Transcribe the lines below verbatim, skipping the images.
++++
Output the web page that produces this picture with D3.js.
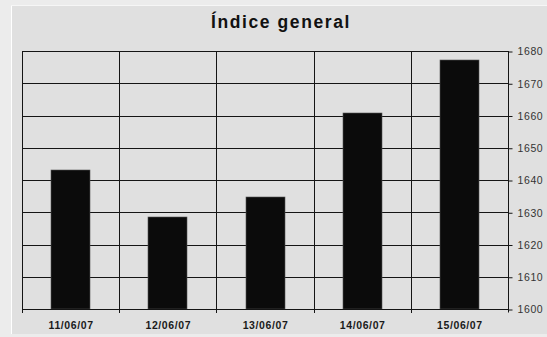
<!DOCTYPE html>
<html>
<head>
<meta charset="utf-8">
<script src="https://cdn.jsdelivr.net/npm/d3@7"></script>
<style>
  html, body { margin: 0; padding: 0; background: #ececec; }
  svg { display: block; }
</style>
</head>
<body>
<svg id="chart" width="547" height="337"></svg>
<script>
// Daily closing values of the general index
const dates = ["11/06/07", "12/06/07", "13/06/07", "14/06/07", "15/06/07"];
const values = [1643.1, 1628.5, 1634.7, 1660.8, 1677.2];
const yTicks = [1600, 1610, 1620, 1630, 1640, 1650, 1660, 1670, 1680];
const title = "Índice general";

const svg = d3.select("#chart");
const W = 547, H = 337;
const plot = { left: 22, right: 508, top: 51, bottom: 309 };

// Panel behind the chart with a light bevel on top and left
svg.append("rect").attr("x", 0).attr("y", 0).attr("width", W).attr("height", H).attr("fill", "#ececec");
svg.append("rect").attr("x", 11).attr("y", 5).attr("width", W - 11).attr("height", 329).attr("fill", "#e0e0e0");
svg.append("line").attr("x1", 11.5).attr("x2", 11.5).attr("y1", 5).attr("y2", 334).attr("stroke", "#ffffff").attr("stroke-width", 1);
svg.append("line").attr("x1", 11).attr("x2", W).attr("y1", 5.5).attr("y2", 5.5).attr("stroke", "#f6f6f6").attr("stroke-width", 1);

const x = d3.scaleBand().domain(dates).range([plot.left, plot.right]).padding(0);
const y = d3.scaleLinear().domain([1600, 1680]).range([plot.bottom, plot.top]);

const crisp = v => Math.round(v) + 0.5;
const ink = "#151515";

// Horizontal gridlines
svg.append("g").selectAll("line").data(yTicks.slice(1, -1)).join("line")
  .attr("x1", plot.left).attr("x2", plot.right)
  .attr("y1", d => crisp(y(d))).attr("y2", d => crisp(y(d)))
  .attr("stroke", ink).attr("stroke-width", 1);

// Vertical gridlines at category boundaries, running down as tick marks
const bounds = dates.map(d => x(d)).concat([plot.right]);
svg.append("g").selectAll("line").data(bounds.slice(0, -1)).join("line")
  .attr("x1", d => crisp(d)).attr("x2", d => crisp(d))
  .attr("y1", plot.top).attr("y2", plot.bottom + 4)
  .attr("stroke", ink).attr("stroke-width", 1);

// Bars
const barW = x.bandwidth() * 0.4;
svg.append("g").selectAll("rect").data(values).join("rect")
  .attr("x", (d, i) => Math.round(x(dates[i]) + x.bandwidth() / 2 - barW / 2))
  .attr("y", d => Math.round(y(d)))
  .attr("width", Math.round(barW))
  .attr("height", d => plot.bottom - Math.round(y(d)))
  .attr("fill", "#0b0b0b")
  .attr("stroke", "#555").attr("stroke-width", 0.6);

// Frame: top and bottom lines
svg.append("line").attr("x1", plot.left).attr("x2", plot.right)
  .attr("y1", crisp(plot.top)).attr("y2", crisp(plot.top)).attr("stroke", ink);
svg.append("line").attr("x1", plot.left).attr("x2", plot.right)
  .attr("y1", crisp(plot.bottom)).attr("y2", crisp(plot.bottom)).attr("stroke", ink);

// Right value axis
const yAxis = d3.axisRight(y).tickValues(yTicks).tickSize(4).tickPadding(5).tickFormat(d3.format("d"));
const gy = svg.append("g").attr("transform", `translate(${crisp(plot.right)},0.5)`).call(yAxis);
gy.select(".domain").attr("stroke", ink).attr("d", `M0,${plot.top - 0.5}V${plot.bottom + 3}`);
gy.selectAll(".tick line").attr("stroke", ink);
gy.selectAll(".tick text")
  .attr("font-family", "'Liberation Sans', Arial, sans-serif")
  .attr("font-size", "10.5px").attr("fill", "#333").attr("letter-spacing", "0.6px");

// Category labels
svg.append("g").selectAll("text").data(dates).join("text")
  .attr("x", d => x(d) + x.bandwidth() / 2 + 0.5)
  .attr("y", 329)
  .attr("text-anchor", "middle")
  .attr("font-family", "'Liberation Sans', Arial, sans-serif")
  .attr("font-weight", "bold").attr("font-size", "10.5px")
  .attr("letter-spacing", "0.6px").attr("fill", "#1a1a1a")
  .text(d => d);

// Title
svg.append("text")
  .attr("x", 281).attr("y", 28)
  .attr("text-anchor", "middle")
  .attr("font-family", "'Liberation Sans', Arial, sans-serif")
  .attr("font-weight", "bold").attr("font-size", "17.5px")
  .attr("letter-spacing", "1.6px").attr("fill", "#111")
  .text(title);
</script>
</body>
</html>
++++
Solution for this exercise:
Output the web page that produces this picture with D3.js.
<!DOCTYPE html>
<html>
<head>
<meta charset="utf-8">
<script src="https://cdn.jsdelivr.net/npm/d3@7"></script>
<style>
  html, body { margin: 0; padding: 0; background: #ececec; }
  svg { display: block; }
</style>
</head>
<body>
<svg id="chart" width="547" height="337"></svg>
<script>
// Daily closing values of the general index
const dates = ["11/06/07", "12/06/07", "13/06/07", "14/06/07", "15/06/07"];
const values = [1643.1, 1628.5, 1634.7, 1660.8, 1677.2];
const yTicks = [1600, 1610, 1620, 1630, 1640, 1650, 1660, 1670, 1680];
const title = "Índice general";

const svg = d3.select("#chart");
const W = 547, H = 337;
const plot = { left: 22, right: 508, top: 51, bottom: 309 };

// Panel behind the chart with a light bevel on top and left
svg.append("rect").attr("x", 0).attr("y", 0).attr("width", W).attr("height", H).attr("fill", "#ececec");
svg.append("rect").attr("x", 11).attr("y", 5).attr("width", W - 11).attr("height", 329).attr("fill", "#e0e0e0");
svg.append("line").attr("x1", 11.5).attr("x2", 11.5).attr("y1", 5).attr("y2", 334).attr("stroke", "#ffffff").attr("stroke-width", 1);
svg.append("line").attr("x1", 11).attr("x2", W).attr("y1", 5.5).attr("y2", 5.5).attr("stroke", "#f6f6f6").attr("stroke-width", 1);

const x = d3.scaleBand().domain(dates).range([plot.left, plot.right]).padding(0);
const y = d3.scaleLinear().domain([1600, 1680]).range([plot.bottom, plot.top]);

const crisp = v => Math.round(v) + 0.5;
const ink = "#151515";

// Horizontal gridlines
svg.append("g").selectAll("line").data(yTicks.slice(1, -1)).join("line")
  .attr("x1", plot.left).attr("x2", plot.right)
  .attr("y1", d => crisp(y(d))).attr("y2", d => crisp(y(d)))
  .attr("stroke", ink).attr("stroke-width", 1);

// Vertical gridlines at category boundaries, running down as tick marks
const bounds = dates.map(d => x(d)).concat([plot.right]);
svg.append("g").selectAll("line").data(bounds.slice(0, -1)).join("line")
  .attr("x1", d => crisp(d)).attr("x2", d => crisp(d))
  .attr("y1", plot.top).attr("y2", plot.bottom + 4)
  .attr("stroke", ink).attr("stroke-width", 1);

// Bars
const barW = x.bandwidth() * 0.4;
svg.append("g").selectAll("rect").data(values).join("rect")
  .attr("x", (d, i) => Math.round(x(dates[i]) + x.bandwidth() / 2 - barW / 2))
  .attr("y", d => Math.round(y(d)))
  .attr("width", Math.round(barW))
  .attr("height", d => plot.bottom - Math.round(y(d)))
  .attr("fill", "#0b0b0b")
  .attr("stroke", "#555").attr("stroke-width", 0.6);

// Frame: top and bottom lines
svg.append("line").attr("x1", plot.left).attr("x2", plot.right)
  .attr("y1", crisp(plot.top)).attr("y2", crisp(plot.top)).attr("stroke", ink);
svg.append("line").attr("x1", plot.left).attr("x2", plot.right)
  .attr("y1", crisp(plot.bottom)).attr("y2", crisp(plot.bottom)).attr("stroke", ink);

// Right value axis
const yAxis = d3.axisRight(y).tickValues(yTicks).tickSize(4).tickPadding(5).tickFormat(d3.format("d"));
const gy = svg.append("g").attr("transform", `translate(${crisp(plot.right)},0.5)`).call(yAxis);
gy.select(".domain").attr("stroke", ink).attr("d", `M0,${plot.top - 0.5}V${plot.bottom + 3}`);
gy.selectAll(".tick line").attr("stroke", ink);
gy.selectAll(".tick text")
  .attr("font-family", "'Liberation Sans', Arial, sans-serif")
  .attr("font-size", "10.5px").attr("fill", "#333").attr("letter-spacing", "0.6px");

// Category labels
svg.append("g").selectAll("text").data(dates).join("text")
  .attr("x", d => x(d) + x.bandwidth() / 2 + 0.5)
  .attr("y", 329)
  .attr("text-anchor", "middle")
  .attr("font-family", "'Liberation Sans', Arial, sans-serif")
  .attr("font-weight", "bold").attr("font-size", "10.5px")
  .attr("letter-spacing", "0.6px").attr("fill", "#1a1a1a")
  .text(d => d);

// Title
svg.append("text")
  .attr("x", 281).attr("y", 28)
  .attr("text-anchor", "middle")
  .attr("font-family", "'Liberation Sans', Arial, sans-serif")
  .attr("font-weight", "bold").attr("font-size", "17.5px")
  .attr("letter-spacing", "1.6px").attr("fill", "#111")
  .text(title);
</script>
</body>
</html>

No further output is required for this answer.